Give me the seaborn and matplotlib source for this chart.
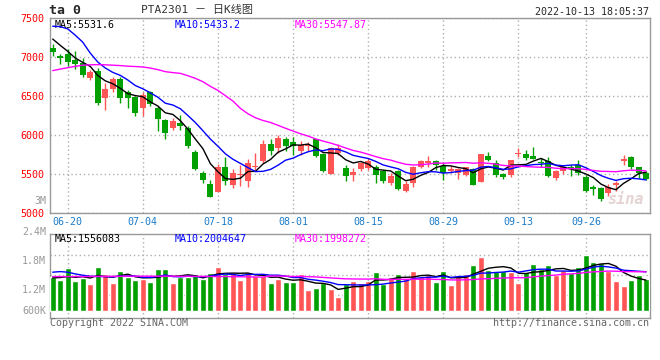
import numpy as np
import pandas as pd
import seaborn as sns
import matplotlib.pyplot as plt

# daily candles, PTA2301, 2022-06-16 .. 2022-10-13
opens = [7120, 7009, 7035, 6966, 6923, 6726, 6820, 6469, 6589, 6718,
         6555, 6486, 6341, 6546, 6349, 6187, 6092, 6152, 6084, 5784,
         5510, 5373, 5270, 5587, 5356, 5484, 5407, 5587, 5664, 5887,
         5827, 5955, 5912, 5801, 5853, 5947, 5758, 5501, 5767, 5578,
         5484, 5570, 5578, 5587, 5536, 5390, 5536, 5287, 5381, 5595,
         5647, 5664, 5604, 5544, 5510, 5493, 5561, 5398, 5733, 5638,
         5501, 5484, 5758, 5750, 5733, 5655, 5664, 5450, 5544, 5595,
         5613, 5467, 5338, 5321, 5253, 5364, 5673, 5715, 5595, 5510]
highs = [7172, 7035, 7103, 7077, 6992, 6829, 6863, 6666, 6743, 6743,
         6572, 6503, 6546, 6563, 6366, 6204, 6212, 6255, 6118, 5810,
         5544, 5424, 5630, 5715, 5570, 5621, 5690, 5767, 5938, 5955,
         5998, 5972, 5972, 5921, 5904, 5955, 5775, 5844, 5887, 5613,
         5578, 5655, 5707, 5613, 5553, 5510, 5553, 5407, 5604, 5681,
         5733, 5681, 5647, 5604, 5578, 5595, 5578, 5758, 5784, 5681,
         5518, 5681, 5827, 5810, 5844, 5707, 5724, 5553, 5621, 5613,
         5681, 5484, 5356, 5338, 5373, 5407, 5741, 5733, 5595, 5536]
lows = [7017, 6906, 6880, 6846, 6743, 6700, 6379, 6315, 6546, 6409,
        6349, 6246, 6246, 6366, 6049, 5955, 6067, 6058, 5827, 5553,
        5390, 5201, 5270, 5356, 5321, 5347, 5339, 5553, 5638, 5741,
        5767, 5793, 5741, 5741, 5801, 5724, 5527, 5501, 5750, 5416,
        5407, 5536, 5553, 5390, 5390, 5364, 5296, 5270, 5330, 5578,
        5587, 5553, 5424, 5510, 5441, 5476, 5356, 5398, 5673, 5467,
        5441, 5458, 5715, 5681, 5698, 5595, 5467, 5424, 5501, 5476,
        5484, 5270, 5227, 5159, 5219, 5287, 5613, 5561, 5450, 5424]
closes = [7060, 6992, 6932, 6906, 6765, 6803, 6409, 6589, 6718, 6469,
          6469, 6281, 6512, 6392, 6204, 6032, 6178, 6109, 5853, 5561,
          5424, 5210, 5595, 5416, 5510, 5501, 5638, 5604, 5887, 5801,
          5964, 5853, 5861, 5870, 5870, 5733, 5544, 5835, 5827, 5476,
          5527, 5638, 5673, 5493, 5416, 5476, 5313, 5373, 5587, 5664,
          5664, 5621, 5510, 5561, 5561, 5587, 5364, 5758, 5681, 5484,
          5467, 5681, 5775, 5707, 5698, 5638, 5476, 5536, 5595, 5570,
          5510, 5287, 5304, 5184, 5339, 5381, 5690, 5595, 5518, 5433]
volumes = [1764, 1624, 2271, 1590, 1712, 1432, 2306, 1939, 1485, 2096,
           1799, 1624, 1659, 1520, 2201, 2201, 1467, 1799, 1799, 1939,
           1659, 1991, 2306, 1956, 1991, 1624, 2044, 1834, 1834, 1485,
           1659, 1537, 1537, 1939, 1100, 1188, 1450, 1153, 751, 1415,
           1590, 1467, 1590, 2044, 1415, 1764, 1939, 1659, 2096, 1799,
           1886, 1537, 2096, 1362, 1834, 1939, 2410, 2847, 2148, 2096,
           2096, 2061, 1485, 2044, 2480, 2201, 2410, 1886, 2148, 1974,
           2306, 2934, 2568, 2515, 2114, 1572, 1310, 1624, 1886, 1677]  # thousands

# moving averages at the left edge need days before the window
ma5_start = [7230, 7150, 7073, 6987]
ma10_start = [7395, 7390, 7360, 7280, 7190, 7050, 6936, 6859, 6803]
ma30_start = [6825, 6845, 6863, 6880, 6895, 6900, 6902, 6900, 6895, 6890,
              6882, 6878, 6872, 6858, 6838, 6812, 6800, 6790, 6760, 6726,
              6683, 6623, 6572, 6503, 6435, 6340, 6272, 6221, 6186]
vma5_start = [1730, 1750, 1800, 1760]
vma10_start = [2030, 2060, 2030, 1940, 1870, 1820, 1800, 1800, 1780]
vma30_start = [1800, 1800, 1800, 1800, 1800, 1805, 1810, 1810, 1815, 1815,
               1820, 1820, 1820, 1820, 1820, 1820, 1820, 1815, 1815, 1810,
               1810, 1805, 1800, 1800, 1795, 1790, 1785, 1780, 1775]

holidays = ["2022-09-12", "2022-10-03", "2022-10-04", "2022-10-05", "2022-10-06", "2022-10-07"]
tick_dates = ["06-20", "07-04", "07-18", "08-01", "08-15", "08-29", "09-13", "09-26"]
price_ticks = [5000, 5500, 6000, 6500, 7000, 7500]

RED = "#ff5555"
GREEN = "#00a000"
GRID = "#b0b0b0"
BORDER = "#999999"


def moving_average(values, n, start):
    ma = pd.Series(values, dtype=float).rolling(n).mean()
    ma.iloc[:n - 1] = start
    return ma


dates = pd.bdate_range("2022-06-16", "2022-10-13")
dates = dates[~dates.isin(pd.to_datetime(holidays))]

df = pd.DataFrame({"open": opens, "high": highs, "low": lows, "close": closes,
                   "volume": np.array(volumes) * 1000})
df["x"] = np.arange(len(df))
df["day"] = dates.strftime("%m-%d")
df["dir"] = np.where(df["close"] >= df["open"], "up", "down")
df["ma5"] = moving_average(closes, 5, ma5_start)
df["ma10"] = moving_average(closes, 10, ma10_start)
df["ma30"] = moving_average(closes, 30, ma30_start)
df["vma5"] = moving_average(df["volume"], 5, np.array(vma5_start) * 1000)
df["vma10"] = moving_average(df["volume"], 10, np.array(vma10_start) * 1000)
df["vma30"] = moving_average(df["volume"], 30, np.array(vma30_start) * 1000)

tick_x = [df.loc[df["day"] == d, "x"].iloc[0] for d in tick_dates]

sns.set_style("white")
plt.rcParams["font.family"] = ["DejaVu Sans Mono", "Noto Sans CJK SC"]
plt.rcParams["font.size"] = 7

fig = plt.figure(figsize=(6.6, 3.6), dpi=100)
W, H = 660, 360
ax = fig.add_axes([50 / W, 147 / H, 599.5 / W, 195 / H])
axv = fig.add_axes([50 / W, 42 / H, 599.5 / W, 84 / H])

# candles
colors = np.where(df["dir"] == "up", RED, GREEN)
ax.vlines(df["x"], df["low"], df["high"], colors=colors, lw=1, zorder=3)
body_low = df[["open", "close"]].min(axis=1)
body_h = (df["close"] - df["open"]).abs().clip(lower=12)
ax.bar(df["x"], body_h, bottom=body_low, width=0.8, color=colors, lw=0, zorder=3)

sns.lineplot(data=df, x="x", y="ma5", color="black", lw=1, ax=ax, zorder=4)
sns.lineplot(data=df, x="x", y="ma10", color="#0000ff", lw=1, ax=ax, zorder=4)
sns.lineplot(data=df, x="x", y="ma30", color="#ff00ff", lw=1, ax=ax, zorder=4)

ax.set_xlim(-0.36, 79.46)
ax.set_ylim(5000, 7500)
ax.set_yticks(price_ticks)
ax.set_xticks(tick_x)
ax.set_xticklabels(tick_dates)
ax.tick_params(axis="y", colors="#ff0000", length=0, pad=4, labelsize=7.2)
ax.tick_params(axis="x", colors="#1c7cc8", length=0, pad=3, labelsize=7.2)
ax.set_xlabel(None)
ax.set_ylabel(None)
ax.grid(True, ls=(0, (1, 2)), color=GRID, lw=1)
for s in ax.spines.values():
    s.set_color(BORDER)
    s.set_linewidth(1)

ax.text(-4 / 599.5, 12 / 195, "3M", transform=ax.transAxes, ha="right", va="center",
        color="#999999", fontsize=7.2)
ax.text(5 / 599.5, 1 - 6.5 / 195, "MA5:5531.6", transform=ax.transAxes, va="center",
        color="black", fontsize=7.2)
ax.text(125 / 599.5, 1 - 6.5 / 195, "MA10:5433.2", transform=ax.transAxes, va="center",
        color="#0000ff", fontsize=7.2)
ax.text(245 / 599.5, 1 - 6.5 / 195, "MA30:5547.87", transform=ax.transAxes, va="center",
        color="#ff00ff", fontsize=7.2)
ax.text(0.96, 0.07, "sina", transform=ax.transAxes, ha="center", va="center",
        color="#e4d4d4", fontsize=11, fontweight="bold", style="italic", zorder=1)

# volume
sns.barplot(data=df, x="x", y="volume", hue="dir", palette={"up": RED, "down": GREEN},
            native_scale=True, width=0.8, saturation=1, legend=False, ax=axv, zorder=3)
sns.lineplot(data=df, x="x", y="vma5", color="black", lw=1, ax=axv, zorder=4)
sns.lineplot(data=df, x="x", y="vma10", color="#0000ff", lw=1, ax=axv, zorder=4)
sns.lineplot(data=df, x="x", y="vma30", color="#ff00ff", lw=1, ax=axv, zorder=4)

axv.set_xlim(-0.36, 79.46)
axv.set_ylim(-0.37e6, 4.03e6)
axv.set_yticks([0.84e6, 1.89e6, 2.93e6])
axv.set_xticks(tick_x)
axv.tick_params(labelleft=False, labelbottom=False, length=0)
axv.set_xlabel(None)
axv.set_ylabel(None)
axv.grid(True, ls=(0, (1, 2)), color=GRID, lw=1)
for s in axv.spines.values():
    s.set_color(BORDER)
    s.set_linewidth(1)

axv.text(5 / 599.5, 1 - 4.5 / 84, "MA5:1556083", transform=axv.transAxes, va="center",
         color="black", fontsize=7.2)
axv.text(125 / 599.5, 1 - 4.5 / 84, "MA10:2004647", transform=axv.transAxes, va="center",
         color="#0000ff", fontsize=7.2)
axv.text(245 / 599.5, 1 - 4.5 / 84, "MA30:1998272", transform=axv.transAxes, va="center",
         color="#ff00ff", fontsize=7.2)

for label, y in [("2.4M", 231.5), ("1.8M", 261), ("1.2M", 290), ("600K", 310.5)]:
    fig.text(46 / W, 1 - y / H, label, ha="right", va="center", color="#999999", fontsize=7.2)

# header / footer
fig.text(49 / W, 1 - 11 / H, "ta 0", ha="left", va="center", fontsize=9.5, fontweight="bold")
fig.text(141 / W, 1 - 10 / H, "PTA2301 － 日K线图", ha="left", va="center", fontsize=8,
         color="#333333")
fig.text(649 / W, 1 - 12 / H, "2022-10-13 18:05:37", ha="right", va="center", fontsize=7.2)
fig.text(50 / W, 1 - 323 / H, "Copyright 2022 SINA.COM", ha="left", va="center",
         fontsize=7.2, color="#666666")
fig.text(649 / W, 1 - 323 / H, "http://finance.sina.com.cn", ha="right", va="center",
         fontsize=7.2, color="#666666")

fig.savefig("out.png", dpi=100)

- - - - -

* **INSTRUCTIONS FOR THE TASK**
Restate the material word for word from its first line through the line containing "import matplotlib.pyplot as plt", both included; the pictures do not belong in it.

* **EXERCISE RESPONSE**
Give me the seaborn and matplotlib source for this chart.
import numpy as np
import pandas as pd
import seaborn as sns
import matplotlib.pyplot as plt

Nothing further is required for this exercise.